* Exercise details:
Print exactly the lines below between the line containing "Recreate this image" and the line containing "km = list(range(0, 167))", counting both of those lines. Leave pictures out.

* Information supplied:
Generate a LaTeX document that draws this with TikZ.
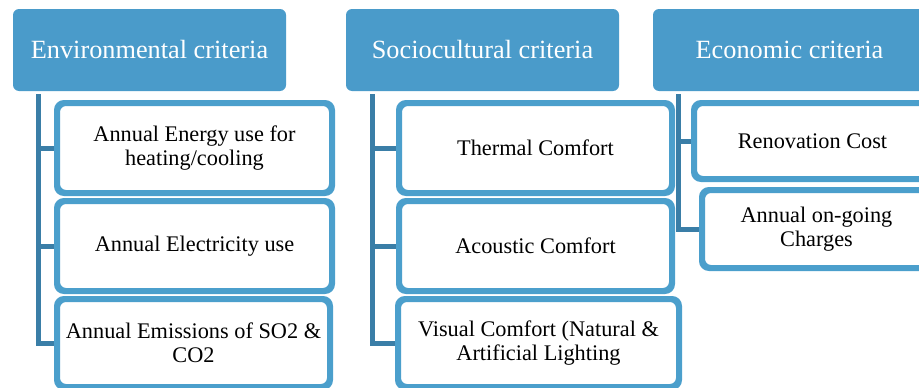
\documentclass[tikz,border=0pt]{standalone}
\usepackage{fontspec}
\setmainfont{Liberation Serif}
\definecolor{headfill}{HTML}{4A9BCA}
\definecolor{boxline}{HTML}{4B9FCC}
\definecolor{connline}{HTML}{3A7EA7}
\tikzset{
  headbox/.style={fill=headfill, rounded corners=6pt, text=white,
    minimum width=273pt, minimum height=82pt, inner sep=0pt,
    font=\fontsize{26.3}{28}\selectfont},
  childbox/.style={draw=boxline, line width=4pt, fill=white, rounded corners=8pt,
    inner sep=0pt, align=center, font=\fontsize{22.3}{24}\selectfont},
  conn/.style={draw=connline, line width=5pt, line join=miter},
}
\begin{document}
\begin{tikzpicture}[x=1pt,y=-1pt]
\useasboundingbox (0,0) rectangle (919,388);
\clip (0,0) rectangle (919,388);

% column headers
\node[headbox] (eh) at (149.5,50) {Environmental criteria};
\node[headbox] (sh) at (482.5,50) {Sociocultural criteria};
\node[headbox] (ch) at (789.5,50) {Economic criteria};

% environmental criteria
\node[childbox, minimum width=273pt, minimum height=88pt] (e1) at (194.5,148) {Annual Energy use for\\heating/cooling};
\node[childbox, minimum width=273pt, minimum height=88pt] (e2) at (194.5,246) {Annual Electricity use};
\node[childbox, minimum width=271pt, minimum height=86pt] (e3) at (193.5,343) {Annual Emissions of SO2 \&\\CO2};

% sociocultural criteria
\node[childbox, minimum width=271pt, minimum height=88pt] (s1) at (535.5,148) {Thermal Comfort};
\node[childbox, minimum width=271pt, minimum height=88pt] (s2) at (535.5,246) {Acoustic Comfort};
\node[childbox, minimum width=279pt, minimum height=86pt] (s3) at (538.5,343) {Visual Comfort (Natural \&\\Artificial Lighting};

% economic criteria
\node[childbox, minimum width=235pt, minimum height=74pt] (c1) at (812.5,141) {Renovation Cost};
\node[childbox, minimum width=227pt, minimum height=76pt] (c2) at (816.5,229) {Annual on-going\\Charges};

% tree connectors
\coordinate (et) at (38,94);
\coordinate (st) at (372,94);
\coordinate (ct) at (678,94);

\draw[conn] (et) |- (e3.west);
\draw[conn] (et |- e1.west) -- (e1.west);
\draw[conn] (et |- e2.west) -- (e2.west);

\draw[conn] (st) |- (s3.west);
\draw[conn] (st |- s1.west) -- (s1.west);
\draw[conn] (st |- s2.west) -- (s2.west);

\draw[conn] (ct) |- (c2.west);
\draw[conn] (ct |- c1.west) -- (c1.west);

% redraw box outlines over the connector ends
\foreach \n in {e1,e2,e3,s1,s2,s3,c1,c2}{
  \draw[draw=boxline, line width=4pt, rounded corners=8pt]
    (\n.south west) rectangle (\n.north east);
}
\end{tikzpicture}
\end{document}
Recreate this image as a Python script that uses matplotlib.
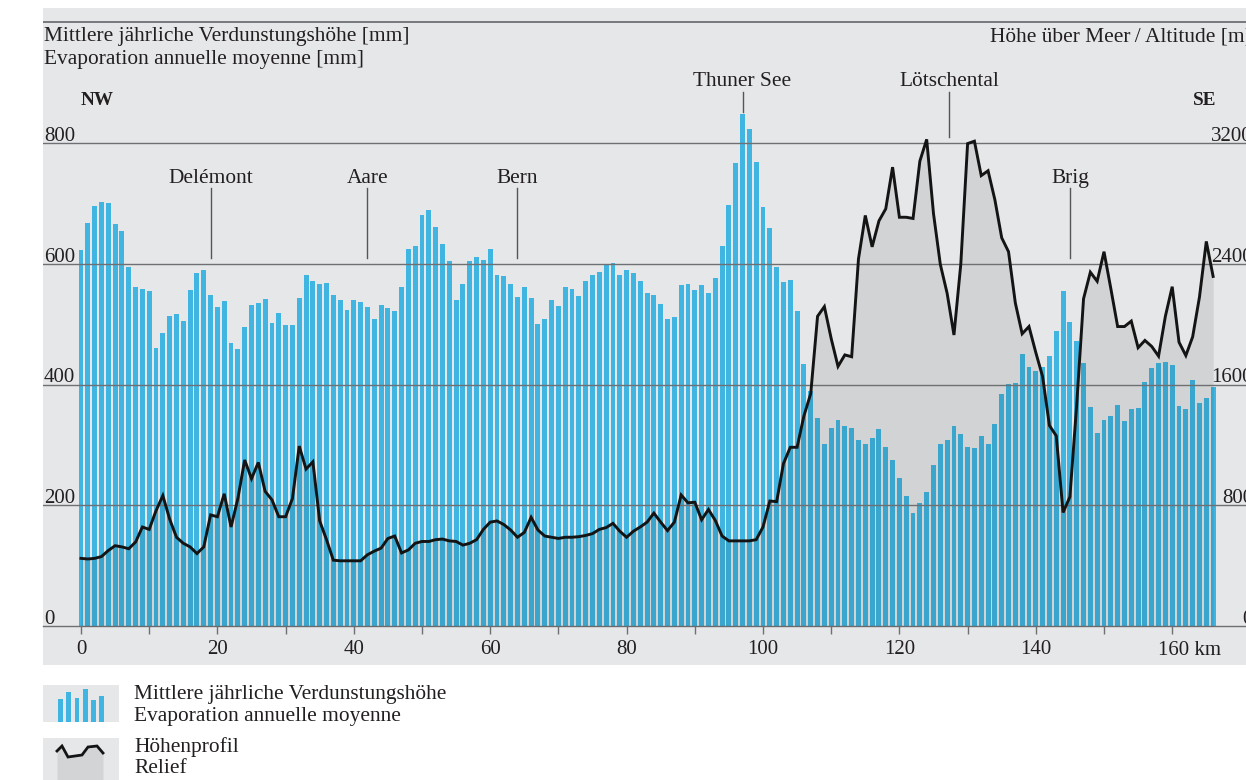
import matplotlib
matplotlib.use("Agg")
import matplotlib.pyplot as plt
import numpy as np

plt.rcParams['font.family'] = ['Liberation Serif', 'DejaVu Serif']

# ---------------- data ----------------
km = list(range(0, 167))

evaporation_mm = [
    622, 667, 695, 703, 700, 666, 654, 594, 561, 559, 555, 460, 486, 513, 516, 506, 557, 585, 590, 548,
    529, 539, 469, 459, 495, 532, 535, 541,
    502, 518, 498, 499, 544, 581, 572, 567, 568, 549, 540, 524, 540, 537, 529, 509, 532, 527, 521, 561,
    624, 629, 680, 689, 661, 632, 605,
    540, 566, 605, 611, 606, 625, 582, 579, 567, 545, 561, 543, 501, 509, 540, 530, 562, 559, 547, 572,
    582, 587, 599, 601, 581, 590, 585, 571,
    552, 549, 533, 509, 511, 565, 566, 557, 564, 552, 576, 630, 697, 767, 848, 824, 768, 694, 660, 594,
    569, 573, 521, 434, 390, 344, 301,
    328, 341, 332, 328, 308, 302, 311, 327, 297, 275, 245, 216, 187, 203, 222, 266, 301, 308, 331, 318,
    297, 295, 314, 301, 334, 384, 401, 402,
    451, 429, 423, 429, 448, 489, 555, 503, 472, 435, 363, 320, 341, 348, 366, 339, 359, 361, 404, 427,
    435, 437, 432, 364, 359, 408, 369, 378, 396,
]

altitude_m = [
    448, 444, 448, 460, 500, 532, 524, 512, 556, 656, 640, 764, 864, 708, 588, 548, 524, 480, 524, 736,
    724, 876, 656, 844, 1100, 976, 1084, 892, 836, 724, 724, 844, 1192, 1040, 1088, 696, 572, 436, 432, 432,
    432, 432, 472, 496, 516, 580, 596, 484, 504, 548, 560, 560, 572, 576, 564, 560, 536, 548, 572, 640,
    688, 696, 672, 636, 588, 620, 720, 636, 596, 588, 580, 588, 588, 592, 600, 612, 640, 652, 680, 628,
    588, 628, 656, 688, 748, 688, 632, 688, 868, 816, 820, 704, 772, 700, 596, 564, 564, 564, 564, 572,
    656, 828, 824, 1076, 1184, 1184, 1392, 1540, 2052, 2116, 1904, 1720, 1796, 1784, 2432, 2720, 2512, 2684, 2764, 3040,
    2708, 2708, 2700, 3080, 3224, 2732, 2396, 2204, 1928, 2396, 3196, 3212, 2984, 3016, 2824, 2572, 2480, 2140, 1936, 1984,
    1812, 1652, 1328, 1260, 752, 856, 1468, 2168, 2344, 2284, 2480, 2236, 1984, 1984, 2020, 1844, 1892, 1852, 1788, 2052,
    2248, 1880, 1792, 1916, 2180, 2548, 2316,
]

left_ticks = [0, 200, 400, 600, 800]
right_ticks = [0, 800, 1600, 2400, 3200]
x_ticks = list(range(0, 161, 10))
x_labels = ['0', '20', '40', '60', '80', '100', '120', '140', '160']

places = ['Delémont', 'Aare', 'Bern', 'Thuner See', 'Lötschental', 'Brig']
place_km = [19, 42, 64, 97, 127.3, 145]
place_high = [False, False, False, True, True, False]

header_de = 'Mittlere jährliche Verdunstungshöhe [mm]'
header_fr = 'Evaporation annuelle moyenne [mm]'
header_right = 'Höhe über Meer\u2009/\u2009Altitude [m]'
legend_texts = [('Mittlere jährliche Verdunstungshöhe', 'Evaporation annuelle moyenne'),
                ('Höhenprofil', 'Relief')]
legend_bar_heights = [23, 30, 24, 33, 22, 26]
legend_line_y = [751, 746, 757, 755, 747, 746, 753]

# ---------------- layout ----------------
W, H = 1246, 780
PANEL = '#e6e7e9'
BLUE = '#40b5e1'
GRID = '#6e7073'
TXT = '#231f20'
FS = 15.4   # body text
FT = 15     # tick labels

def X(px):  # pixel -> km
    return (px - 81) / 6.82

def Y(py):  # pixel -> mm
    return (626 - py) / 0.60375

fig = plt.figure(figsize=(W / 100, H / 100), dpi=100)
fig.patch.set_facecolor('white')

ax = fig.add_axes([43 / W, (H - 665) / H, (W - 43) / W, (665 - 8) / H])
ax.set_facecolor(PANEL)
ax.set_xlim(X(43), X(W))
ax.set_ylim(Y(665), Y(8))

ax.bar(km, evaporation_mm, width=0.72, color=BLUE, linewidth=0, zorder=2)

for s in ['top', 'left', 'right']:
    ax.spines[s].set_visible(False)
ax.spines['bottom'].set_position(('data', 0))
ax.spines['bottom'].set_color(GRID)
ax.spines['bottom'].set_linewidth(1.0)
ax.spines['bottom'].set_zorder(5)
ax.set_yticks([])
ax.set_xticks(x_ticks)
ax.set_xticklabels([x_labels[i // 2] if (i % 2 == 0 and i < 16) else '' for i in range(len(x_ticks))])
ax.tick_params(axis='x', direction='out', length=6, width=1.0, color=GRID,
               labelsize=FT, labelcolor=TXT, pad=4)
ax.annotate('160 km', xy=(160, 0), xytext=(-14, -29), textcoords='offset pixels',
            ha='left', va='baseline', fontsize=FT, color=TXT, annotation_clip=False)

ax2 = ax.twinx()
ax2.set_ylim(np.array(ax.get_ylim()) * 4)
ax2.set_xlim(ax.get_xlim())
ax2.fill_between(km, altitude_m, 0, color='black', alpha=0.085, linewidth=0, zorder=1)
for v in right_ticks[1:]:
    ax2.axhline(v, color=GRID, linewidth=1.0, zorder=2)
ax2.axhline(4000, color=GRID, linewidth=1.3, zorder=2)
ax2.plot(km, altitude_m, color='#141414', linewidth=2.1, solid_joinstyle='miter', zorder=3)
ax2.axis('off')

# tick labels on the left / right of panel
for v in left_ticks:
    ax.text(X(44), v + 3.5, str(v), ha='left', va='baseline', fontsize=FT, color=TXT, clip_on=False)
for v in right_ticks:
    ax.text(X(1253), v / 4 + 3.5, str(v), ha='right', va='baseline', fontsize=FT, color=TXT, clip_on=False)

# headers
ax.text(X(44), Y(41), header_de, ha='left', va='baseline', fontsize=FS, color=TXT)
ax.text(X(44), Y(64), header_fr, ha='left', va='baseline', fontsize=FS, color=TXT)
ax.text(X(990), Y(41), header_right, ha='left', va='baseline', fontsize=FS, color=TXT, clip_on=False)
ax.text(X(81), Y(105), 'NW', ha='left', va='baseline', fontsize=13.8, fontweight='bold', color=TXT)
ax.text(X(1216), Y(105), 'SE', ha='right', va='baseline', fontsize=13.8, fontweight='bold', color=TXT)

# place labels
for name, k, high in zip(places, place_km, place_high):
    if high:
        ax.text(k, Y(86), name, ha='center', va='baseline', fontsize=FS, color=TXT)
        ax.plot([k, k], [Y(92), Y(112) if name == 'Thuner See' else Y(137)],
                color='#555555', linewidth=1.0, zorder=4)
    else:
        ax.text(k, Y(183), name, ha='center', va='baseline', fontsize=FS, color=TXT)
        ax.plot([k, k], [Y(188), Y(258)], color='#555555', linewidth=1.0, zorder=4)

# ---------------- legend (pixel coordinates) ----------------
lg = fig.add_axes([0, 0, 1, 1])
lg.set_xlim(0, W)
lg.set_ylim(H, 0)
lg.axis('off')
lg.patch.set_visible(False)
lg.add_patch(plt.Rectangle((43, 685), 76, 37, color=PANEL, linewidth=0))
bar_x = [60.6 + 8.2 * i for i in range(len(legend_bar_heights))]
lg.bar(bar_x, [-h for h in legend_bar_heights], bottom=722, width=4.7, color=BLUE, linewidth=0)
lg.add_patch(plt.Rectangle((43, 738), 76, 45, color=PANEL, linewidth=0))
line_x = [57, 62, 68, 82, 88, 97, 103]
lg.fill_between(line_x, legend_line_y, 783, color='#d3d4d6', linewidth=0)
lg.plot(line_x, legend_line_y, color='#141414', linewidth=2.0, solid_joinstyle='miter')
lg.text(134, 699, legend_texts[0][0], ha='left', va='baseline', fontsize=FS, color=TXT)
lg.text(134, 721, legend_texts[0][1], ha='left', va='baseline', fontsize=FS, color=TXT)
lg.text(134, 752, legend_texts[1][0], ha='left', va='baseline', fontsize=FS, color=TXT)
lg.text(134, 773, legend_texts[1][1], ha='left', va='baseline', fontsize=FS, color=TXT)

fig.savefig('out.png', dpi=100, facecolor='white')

* Complete answer:
Recreate this image as a Python script that uses matplotlib.
import matplotlib
matplotlib.use("Agg")
import matplotlib.pyplot as plt
import numpy as np

plt.rcParams['font.family'] = ['Liberation Serif', 'DejaVu Serif']

# ---------------- data ----------------
km = list(range(0, 167))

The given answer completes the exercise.